If we had been impatient and took out a five-year loan for the full amount at an interest rate of 8 percent, we would’ve paid out an additional $2,598.96 in interest over that time. Even today, that’s enough money to pay for a room or two of furniture all by itself.

The truth is, other than our cars and the house, we just don’t buy anything unless we have the money already set aside to pay for it in full. I can’t imagine how much that has saved us over the years in interest payments, but I suspect it’s significant. And those savings allowed us to afford some things much sooner than we otherwise would have – without being beholden to any lender.

The reality is saving money takes time

Anyway, this little furniture episode got me thinking about how long the Honeybee and I have had to wait to buy certain things we’ve wanted since moving into our new home 13 years ago.

So I put together a list of all the “big ticket” items we’ve bought – either for the first time, or to replace our second-hand stuff – since moving into our home. The numbers in parentheses note how long we had to wait before we could finally afford to buy each item.

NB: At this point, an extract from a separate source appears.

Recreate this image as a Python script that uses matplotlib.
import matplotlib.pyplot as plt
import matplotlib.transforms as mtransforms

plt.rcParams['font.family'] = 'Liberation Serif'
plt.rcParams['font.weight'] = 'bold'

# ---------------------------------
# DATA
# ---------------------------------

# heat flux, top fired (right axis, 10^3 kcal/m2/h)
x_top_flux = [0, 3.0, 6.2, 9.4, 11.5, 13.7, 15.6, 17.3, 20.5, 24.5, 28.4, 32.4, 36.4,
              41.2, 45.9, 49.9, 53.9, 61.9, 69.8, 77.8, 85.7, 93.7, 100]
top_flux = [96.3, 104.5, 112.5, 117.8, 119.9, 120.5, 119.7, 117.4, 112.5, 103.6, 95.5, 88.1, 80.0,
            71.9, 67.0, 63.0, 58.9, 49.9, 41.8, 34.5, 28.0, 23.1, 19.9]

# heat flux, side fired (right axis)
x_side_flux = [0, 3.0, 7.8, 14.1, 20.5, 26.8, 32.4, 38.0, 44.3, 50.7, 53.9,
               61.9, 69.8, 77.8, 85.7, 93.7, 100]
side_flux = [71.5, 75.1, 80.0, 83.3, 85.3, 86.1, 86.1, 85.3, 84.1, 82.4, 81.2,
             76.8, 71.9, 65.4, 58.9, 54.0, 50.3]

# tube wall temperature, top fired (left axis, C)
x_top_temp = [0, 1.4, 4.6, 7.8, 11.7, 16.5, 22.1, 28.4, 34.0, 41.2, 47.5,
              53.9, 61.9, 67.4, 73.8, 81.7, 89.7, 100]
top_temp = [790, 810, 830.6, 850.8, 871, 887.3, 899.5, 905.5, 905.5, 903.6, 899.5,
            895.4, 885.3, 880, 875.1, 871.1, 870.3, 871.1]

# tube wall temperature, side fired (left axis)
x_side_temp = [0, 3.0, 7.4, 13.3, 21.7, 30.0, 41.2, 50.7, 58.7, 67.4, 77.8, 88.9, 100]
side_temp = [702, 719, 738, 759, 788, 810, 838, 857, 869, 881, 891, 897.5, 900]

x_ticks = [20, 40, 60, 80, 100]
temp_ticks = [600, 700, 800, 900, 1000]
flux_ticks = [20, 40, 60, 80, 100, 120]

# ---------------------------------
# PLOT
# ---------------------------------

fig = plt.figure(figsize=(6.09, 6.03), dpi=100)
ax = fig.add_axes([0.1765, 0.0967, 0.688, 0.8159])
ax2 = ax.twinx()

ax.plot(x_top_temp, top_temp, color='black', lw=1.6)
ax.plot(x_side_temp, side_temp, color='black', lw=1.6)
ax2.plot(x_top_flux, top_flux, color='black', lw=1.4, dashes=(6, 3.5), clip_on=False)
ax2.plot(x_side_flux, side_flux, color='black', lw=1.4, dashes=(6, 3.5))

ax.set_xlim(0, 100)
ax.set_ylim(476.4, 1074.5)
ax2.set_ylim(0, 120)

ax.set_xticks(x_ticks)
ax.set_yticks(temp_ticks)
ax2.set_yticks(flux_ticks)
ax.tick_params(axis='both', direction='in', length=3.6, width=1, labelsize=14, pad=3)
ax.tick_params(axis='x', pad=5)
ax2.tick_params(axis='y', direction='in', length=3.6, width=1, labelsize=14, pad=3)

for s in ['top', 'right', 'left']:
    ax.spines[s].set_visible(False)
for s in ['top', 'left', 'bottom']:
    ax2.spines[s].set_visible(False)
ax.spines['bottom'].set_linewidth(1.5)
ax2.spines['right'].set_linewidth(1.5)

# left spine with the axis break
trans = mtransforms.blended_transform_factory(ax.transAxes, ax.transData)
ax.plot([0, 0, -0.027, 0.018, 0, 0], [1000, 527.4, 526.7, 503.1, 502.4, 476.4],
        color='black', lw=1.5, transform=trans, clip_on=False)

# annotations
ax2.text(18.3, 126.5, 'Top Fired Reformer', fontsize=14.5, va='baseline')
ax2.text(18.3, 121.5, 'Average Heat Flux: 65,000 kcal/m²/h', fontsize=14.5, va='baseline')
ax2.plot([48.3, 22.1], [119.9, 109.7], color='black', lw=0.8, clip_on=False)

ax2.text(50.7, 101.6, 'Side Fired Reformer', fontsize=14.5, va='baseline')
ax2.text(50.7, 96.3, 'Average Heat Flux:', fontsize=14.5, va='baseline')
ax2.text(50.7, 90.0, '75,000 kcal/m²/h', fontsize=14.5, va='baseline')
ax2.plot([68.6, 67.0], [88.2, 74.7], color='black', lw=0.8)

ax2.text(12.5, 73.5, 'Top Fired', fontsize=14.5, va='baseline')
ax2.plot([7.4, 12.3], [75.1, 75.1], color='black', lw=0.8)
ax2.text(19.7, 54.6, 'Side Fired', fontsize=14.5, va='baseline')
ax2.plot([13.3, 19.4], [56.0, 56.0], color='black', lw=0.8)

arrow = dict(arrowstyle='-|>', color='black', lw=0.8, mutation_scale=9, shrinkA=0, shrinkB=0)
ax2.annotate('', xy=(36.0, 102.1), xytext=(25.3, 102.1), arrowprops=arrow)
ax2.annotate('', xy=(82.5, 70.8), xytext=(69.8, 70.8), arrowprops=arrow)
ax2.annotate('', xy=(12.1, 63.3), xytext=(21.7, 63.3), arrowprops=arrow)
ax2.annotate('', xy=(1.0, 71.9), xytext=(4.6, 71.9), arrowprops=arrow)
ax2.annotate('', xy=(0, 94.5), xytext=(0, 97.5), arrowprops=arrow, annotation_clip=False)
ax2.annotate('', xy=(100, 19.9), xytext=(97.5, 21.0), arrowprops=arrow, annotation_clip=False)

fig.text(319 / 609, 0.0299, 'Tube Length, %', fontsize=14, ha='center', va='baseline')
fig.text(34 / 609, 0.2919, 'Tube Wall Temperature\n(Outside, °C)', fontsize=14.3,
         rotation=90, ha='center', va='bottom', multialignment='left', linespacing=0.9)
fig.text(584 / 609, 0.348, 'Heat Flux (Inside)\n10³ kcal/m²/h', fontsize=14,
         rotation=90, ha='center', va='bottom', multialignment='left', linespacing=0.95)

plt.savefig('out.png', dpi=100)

  • Matthew’s new bedroom set (1 year)
  • Backyard patio slab (1 year)
  • New minivan (2 years)
  • Family room sofa set (3 years)
  • Nina’s new bedroom set (4 years)
  • Built-in family room entertainment center (5 years)
  • Tile floors for family room, foyer, powder room, and kitchen (6 years)
  • Replace blinds with shutters throughout house (7 years)
  • Loft remodel, including furniture, wood flooring, and built-in loft office desk and cabinets (8 years)
  • Wood flooring in guest bathroom (8 years)
  • Upgraded carpet in living room and bedrooms (8 years)
  • Dining room table, hutch, and buffet table (9 years)
  • Living room sofa sleeper (9 years)
  • Upgrade the wood privacy fence with a block wall (10 years)
  • Upgraded glass front doors (11 years)
  • Upgraded iron staircase balusters (11 years)
  • Upgraded cabinets in kitchen, powder room, and baths (12 years)
  • Kitchen, powder room, and bath remodel (13 years)
  • Family room coffee table and end table (13 years)
  • Master bedroom and bath remodel (still waiting; will do next year)
  • Backyard patio cover (still waiting; two years away)
  • New car (still waiting; unknown how far off)
  • Computerized telescope (still waiting; unknown how far off)

People of modest means should understand two important facts: 1) We can’t have it all at once and 2) saving money takes time. Sometimes lots of it.

As you can see, after 13 years I’m still waiting for a few things, including my high-end computerized telescope. That’s OK, though. I may be old, ladies, but life is a marathon and, as best as I can tell, I’ve still got more than a few miles to go. Besides, the stars and planets aren’t going away any time soon.